* _Set exercise_
Please write out the lines of the data exactly, beginning with the first and ending with the line containing "from bokeh.resources import INLINE"; leave the pictures behind.

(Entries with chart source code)
+ + + + + + +
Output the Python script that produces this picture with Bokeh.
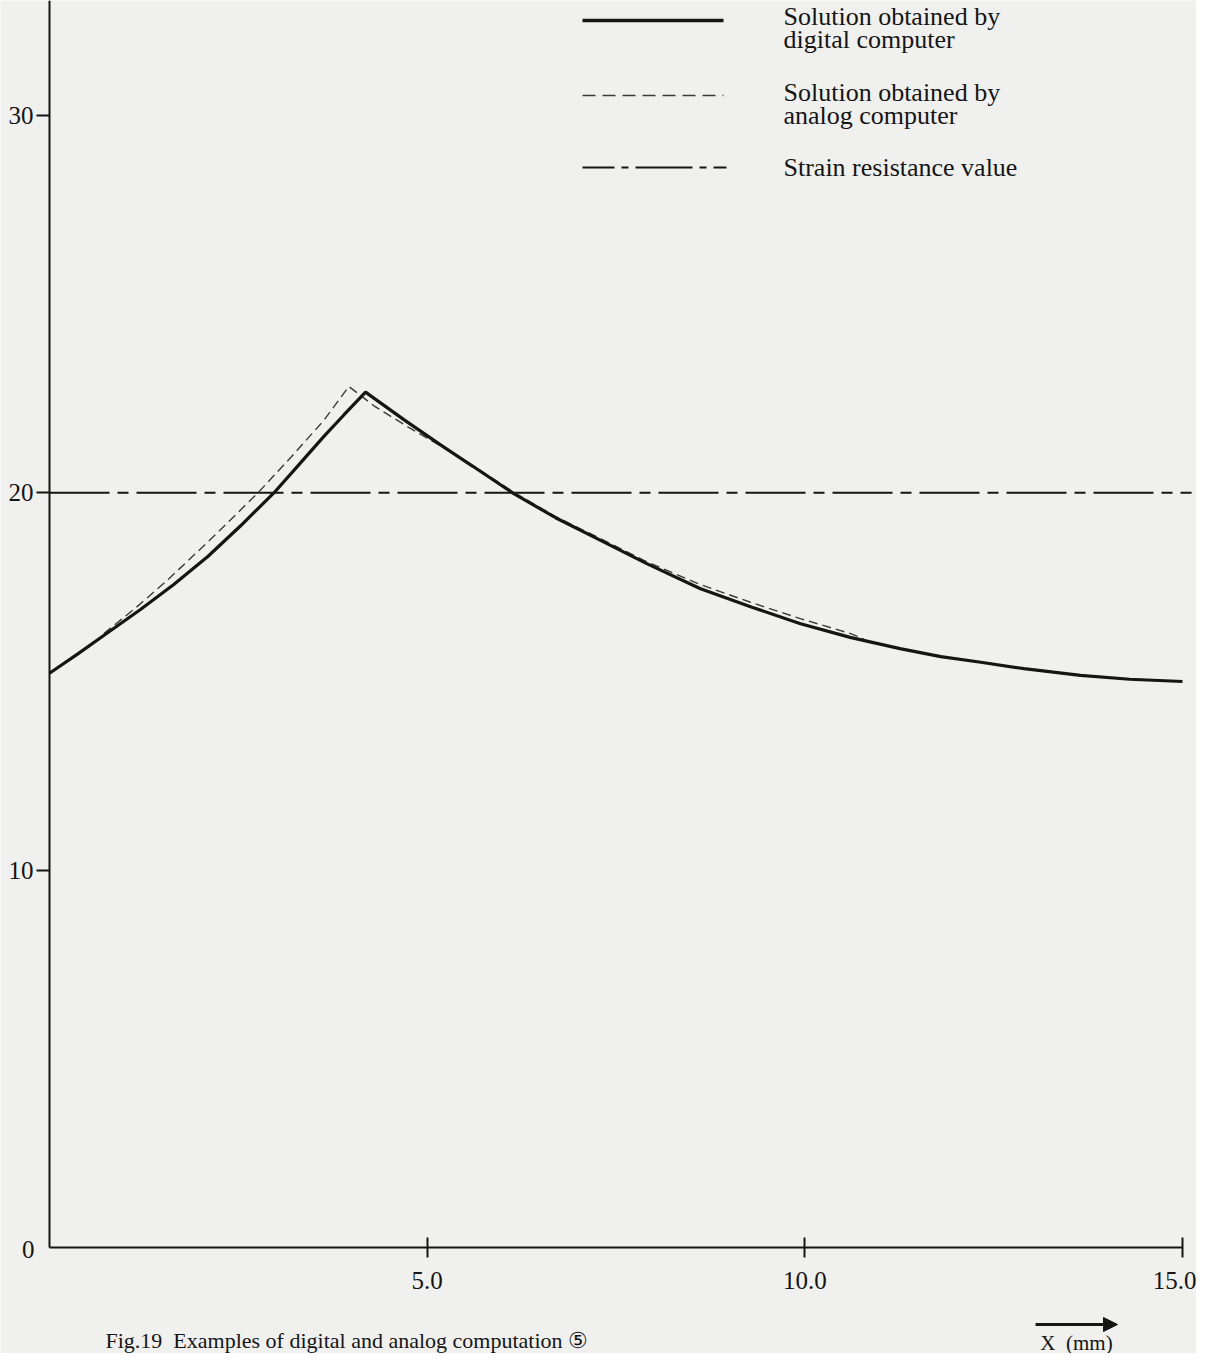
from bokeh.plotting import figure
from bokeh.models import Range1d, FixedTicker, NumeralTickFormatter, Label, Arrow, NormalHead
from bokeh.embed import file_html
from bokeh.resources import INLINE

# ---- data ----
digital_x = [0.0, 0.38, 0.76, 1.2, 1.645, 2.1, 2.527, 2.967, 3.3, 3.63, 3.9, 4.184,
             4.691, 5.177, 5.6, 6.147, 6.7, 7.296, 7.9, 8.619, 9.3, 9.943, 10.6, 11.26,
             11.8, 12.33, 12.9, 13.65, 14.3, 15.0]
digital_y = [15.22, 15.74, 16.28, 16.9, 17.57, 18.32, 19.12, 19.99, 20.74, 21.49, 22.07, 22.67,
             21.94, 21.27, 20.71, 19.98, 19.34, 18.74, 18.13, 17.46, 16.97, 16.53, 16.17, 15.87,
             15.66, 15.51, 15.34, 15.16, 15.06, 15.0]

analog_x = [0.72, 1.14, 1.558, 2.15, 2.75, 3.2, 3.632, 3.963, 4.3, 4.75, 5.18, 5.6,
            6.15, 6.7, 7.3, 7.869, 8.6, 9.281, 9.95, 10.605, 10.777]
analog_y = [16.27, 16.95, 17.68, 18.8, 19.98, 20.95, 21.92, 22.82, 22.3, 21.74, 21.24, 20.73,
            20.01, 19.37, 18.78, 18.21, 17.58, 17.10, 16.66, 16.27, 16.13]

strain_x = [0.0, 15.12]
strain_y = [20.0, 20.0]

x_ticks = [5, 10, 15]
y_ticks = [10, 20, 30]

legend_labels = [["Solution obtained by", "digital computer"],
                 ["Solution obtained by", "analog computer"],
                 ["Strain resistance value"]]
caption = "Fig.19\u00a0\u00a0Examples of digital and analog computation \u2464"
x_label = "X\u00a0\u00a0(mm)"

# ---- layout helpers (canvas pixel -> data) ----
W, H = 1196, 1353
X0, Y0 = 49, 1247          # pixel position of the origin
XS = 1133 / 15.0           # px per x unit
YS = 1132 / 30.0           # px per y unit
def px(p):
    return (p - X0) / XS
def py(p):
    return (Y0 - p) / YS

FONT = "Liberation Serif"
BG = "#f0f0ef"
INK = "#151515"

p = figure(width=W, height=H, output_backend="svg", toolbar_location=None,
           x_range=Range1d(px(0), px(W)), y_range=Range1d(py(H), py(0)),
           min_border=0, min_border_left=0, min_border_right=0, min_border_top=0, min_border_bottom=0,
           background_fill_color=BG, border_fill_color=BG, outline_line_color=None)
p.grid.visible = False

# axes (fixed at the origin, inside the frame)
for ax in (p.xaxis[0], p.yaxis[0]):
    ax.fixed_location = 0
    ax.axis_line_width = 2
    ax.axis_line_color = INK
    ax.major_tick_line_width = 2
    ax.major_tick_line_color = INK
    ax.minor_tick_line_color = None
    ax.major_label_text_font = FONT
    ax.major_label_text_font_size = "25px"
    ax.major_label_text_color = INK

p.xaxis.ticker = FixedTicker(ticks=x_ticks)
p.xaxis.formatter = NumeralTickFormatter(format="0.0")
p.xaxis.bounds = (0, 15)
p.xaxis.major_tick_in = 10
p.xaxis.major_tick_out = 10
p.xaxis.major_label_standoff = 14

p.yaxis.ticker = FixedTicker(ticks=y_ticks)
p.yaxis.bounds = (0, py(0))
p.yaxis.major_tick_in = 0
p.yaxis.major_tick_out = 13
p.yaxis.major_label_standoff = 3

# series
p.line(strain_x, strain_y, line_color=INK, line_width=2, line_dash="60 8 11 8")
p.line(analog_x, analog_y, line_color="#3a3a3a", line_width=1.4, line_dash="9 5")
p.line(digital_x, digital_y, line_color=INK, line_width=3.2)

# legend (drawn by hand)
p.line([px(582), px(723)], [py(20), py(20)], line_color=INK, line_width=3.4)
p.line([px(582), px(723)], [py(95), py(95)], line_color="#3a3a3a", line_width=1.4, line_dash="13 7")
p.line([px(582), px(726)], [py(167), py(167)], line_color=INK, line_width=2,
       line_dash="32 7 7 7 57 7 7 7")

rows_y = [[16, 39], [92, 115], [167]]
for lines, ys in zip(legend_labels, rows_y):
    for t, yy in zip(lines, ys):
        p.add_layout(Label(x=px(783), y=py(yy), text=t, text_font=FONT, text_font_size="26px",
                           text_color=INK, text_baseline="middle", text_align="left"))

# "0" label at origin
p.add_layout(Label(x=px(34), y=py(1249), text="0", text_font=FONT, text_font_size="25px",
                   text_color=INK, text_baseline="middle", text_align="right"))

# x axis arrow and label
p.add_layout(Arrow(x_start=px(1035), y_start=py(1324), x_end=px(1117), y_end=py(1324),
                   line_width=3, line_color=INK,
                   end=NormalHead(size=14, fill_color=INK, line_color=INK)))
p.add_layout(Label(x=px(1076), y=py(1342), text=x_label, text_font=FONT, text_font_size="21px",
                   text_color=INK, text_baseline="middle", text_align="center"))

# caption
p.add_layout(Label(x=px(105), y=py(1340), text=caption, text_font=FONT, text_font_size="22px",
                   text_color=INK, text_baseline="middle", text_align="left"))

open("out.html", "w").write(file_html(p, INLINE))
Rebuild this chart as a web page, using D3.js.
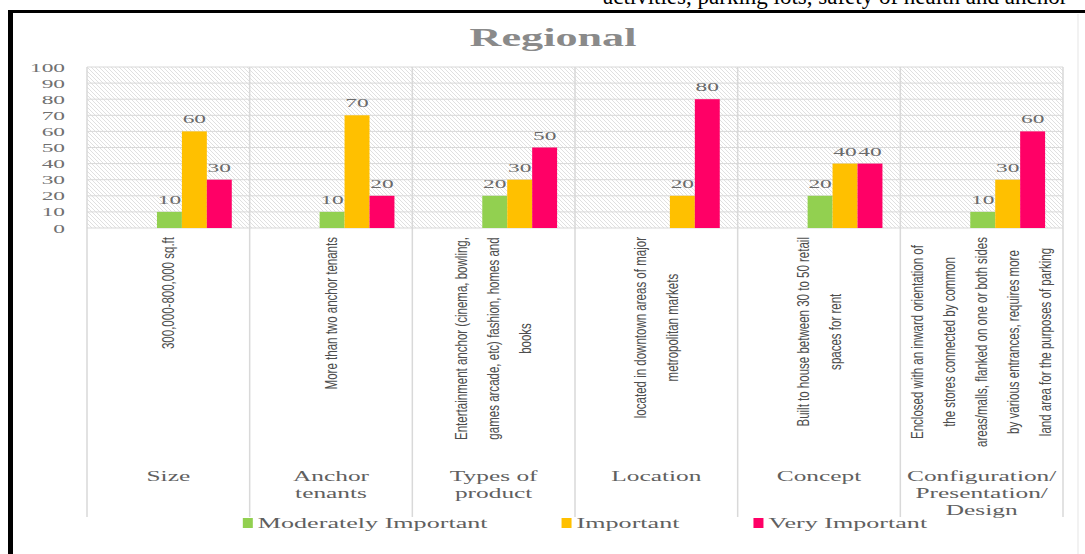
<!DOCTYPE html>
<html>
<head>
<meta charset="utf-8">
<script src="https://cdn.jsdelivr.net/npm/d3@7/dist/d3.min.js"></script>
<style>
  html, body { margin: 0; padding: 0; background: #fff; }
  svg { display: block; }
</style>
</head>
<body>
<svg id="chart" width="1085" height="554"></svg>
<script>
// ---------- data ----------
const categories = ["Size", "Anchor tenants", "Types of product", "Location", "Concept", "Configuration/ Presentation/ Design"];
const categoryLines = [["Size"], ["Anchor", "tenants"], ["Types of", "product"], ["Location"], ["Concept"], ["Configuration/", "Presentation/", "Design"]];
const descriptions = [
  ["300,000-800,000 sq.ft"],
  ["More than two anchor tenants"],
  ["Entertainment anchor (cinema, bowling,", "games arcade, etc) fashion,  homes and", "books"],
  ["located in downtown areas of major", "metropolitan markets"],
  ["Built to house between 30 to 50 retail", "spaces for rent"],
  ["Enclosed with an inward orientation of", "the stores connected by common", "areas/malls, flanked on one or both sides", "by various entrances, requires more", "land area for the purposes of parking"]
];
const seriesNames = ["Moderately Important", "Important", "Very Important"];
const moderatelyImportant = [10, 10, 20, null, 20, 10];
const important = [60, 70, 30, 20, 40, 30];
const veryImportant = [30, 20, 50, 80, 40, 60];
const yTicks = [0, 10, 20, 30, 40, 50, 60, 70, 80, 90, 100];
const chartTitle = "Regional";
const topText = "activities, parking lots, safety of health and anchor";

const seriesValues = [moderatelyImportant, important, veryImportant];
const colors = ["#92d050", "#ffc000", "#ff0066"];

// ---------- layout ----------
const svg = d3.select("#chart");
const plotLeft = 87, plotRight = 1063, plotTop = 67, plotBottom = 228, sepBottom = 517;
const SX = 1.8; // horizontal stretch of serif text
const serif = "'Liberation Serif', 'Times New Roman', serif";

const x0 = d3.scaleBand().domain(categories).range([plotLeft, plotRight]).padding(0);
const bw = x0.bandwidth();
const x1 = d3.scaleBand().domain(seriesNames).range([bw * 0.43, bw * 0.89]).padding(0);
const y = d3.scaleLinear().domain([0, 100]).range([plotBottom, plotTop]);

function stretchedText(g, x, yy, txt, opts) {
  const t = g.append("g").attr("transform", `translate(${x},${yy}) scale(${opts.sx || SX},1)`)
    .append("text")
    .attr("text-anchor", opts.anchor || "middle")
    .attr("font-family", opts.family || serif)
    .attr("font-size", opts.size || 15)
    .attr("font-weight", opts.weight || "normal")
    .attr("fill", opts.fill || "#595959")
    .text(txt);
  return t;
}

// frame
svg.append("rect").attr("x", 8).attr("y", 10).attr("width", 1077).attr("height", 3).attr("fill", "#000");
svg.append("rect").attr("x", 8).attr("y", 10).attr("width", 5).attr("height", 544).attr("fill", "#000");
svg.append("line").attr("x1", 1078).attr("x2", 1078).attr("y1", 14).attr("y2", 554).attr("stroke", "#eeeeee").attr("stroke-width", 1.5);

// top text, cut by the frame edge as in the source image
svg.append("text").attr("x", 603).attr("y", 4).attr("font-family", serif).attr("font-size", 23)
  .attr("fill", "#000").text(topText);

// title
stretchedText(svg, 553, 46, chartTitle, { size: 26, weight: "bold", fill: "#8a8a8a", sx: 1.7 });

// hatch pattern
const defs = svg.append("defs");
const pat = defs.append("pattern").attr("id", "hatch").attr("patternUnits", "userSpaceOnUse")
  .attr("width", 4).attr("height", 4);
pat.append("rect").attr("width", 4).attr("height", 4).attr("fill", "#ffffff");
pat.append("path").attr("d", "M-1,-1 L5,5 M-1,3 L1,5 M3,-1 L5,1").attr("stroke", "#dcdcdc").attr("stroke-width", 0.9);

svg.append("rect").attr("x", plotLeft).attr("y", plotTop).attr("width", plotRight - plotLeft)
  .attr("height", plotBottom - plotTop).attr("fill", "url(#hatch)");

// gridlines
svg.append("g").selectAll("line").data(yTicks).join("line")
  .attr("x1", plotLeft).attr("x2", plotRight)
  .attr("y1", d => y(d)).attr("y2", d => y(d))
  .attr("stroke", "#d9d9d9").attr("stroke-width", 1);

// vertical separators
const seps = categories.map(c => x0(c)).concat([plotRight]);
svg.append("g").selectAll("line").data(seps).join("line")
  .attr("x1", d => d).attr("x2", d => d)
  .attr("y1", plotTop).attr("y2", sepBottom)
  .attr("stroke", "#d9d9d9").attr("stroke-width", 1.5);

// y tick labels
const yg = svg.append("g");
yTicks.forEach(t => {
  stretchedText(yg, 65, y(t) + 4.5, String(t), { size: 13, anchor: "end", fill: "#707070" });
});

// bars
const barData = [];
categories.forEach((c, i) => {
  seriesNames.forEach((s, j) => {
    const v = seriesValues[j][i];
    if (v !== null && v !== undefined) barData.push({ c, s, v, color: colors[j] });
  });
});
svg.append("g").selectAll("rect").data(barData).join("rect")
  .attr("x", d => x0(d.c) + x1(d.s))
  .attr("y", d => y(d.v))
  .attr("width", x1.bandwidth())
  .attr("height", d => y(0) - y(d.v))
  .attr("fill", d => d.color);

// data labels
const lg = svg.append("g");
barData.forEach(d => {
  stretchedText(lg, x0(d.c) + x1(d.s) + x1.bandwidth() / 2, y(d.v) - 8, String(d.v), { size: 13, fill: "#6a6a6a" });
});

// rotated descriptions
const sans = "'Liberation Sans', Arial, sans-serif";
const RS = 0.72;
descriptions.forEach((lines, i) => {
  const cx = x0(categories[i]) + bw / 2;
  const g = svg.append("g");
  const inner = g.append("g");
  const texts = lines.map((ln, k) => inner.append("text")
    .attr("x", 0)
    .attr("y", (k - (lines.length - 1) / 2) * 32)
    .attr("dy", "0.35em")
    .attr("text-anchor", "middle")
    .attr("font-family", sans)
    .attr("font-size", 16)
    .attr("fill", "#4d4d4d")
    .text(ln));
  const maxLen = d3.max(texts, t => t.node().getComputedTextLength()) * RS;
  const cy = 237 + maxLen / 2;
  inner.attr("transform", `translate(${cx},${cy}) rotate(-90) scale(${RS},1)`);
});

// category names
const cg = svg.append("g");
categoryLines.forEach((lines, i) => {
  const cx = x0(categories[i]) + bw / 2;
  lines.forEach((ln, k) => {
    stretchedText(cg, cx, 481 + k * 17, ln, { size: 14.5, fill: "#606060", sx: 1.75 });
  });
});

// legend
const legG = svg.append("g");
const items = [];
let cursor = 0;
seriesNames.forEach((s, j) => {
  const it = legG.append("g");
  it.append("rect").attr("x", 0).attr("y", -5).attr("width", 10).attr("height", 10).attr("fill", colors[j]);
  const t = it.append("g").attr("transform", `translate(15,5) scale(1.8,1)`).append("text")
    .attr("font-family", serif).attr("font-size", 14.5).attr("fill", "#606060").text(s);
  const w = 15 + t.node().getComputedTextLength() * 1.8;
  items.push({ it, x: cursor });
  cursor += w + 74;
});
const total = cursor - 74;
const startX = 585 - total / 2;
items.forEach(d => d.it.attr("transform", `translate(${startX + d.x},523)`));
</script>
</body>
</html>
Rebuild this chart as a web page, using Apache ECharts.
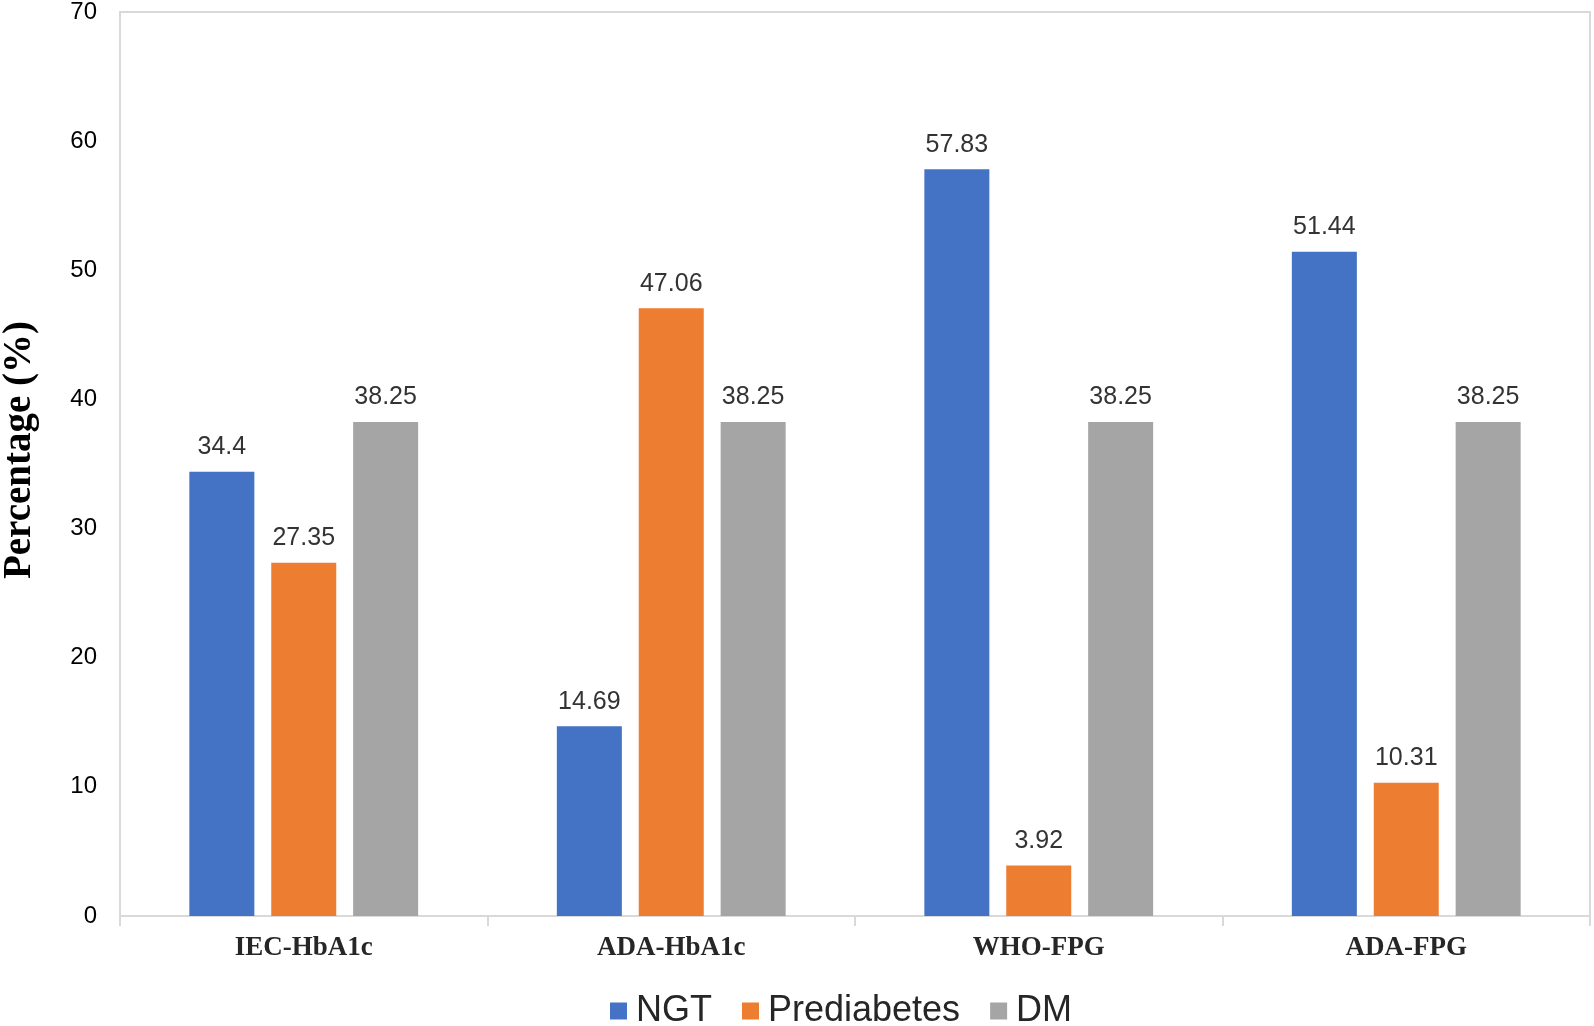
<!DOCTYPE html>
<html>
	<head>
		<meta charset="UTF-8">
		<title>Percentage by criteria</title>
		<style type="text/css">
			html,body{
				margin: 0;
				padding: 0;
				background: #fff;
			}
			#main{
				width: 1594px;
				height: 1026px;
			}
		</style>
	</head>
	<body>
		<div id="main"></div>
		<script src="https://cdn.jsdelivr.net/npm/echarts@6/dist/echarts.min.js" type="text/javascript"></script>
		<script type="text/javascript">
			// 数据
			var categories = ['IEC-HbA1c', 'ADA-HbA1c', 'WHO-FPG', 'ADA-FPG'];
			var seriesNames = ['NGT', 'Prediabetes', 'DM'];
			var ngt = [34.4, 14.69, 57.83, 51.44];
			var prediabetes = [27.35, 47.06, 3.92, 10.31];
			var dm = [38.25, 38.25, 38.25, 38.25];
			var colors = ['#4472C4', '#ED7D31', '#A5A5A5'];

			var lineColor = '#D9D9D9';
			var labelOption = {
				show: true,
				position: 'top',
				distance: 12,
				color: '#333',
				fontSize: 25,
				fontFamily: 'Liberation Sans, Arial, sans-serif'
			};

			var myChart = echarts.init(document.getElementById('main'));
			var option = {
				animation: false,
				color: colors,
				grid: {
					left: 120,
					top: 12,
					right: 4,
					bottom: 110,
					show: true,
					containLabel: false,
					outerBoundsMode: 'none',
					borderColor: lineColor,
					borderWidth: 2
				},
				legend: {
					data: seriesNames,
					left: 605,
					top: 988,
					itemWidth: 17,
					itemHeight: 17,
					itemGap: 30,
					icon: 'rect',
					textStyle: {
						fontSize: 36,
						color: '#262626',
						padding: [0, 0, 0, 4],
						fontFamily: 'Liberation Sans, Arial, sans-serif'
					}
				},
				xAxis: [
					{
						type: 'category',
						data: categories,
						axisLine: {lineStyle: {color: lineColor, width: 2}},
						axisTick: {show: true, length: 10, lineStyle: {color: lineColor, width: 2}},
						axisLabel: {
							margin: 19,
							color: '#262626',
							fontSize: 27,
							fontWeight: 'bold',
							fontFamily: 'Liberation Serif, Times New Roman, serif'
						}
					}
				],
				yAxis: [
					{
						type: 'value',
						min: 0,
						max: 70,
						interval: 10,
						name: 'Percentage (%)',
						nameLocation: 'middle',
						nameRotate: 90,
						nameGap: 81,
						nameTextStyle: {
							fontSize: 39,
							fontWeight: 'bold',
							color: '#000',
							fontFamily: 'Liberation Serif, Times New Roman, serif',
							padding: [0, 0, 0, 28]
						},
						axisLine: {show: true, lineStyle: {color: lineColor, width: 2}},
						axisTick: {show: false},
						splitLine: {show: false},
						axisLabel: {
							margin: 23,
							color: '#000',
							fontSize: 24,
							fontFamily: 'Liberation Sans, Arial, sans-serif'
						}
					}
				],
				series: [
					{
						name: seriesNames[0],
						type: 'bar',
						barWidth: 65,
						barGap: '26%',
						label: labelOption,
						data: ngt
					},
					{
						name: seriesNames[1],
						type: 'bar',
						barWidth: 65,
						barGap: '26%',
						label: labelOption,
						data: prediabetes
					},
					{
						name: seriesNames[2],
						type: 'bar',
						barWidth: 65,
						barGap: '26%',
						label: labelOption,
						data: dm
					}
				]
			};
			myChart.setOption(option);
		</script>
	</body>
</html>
+ + + + + + +
* _Task response_
Output the Python script that produces this picture with Bokeh.
from bokeh.plotting import figure
from bokeh.models import Range1d, FixedTicker, NumeralTickFormatter, Label, Arrow, NormalHead
from bokeh.embed import file_html
from bokeh.resources import INLINE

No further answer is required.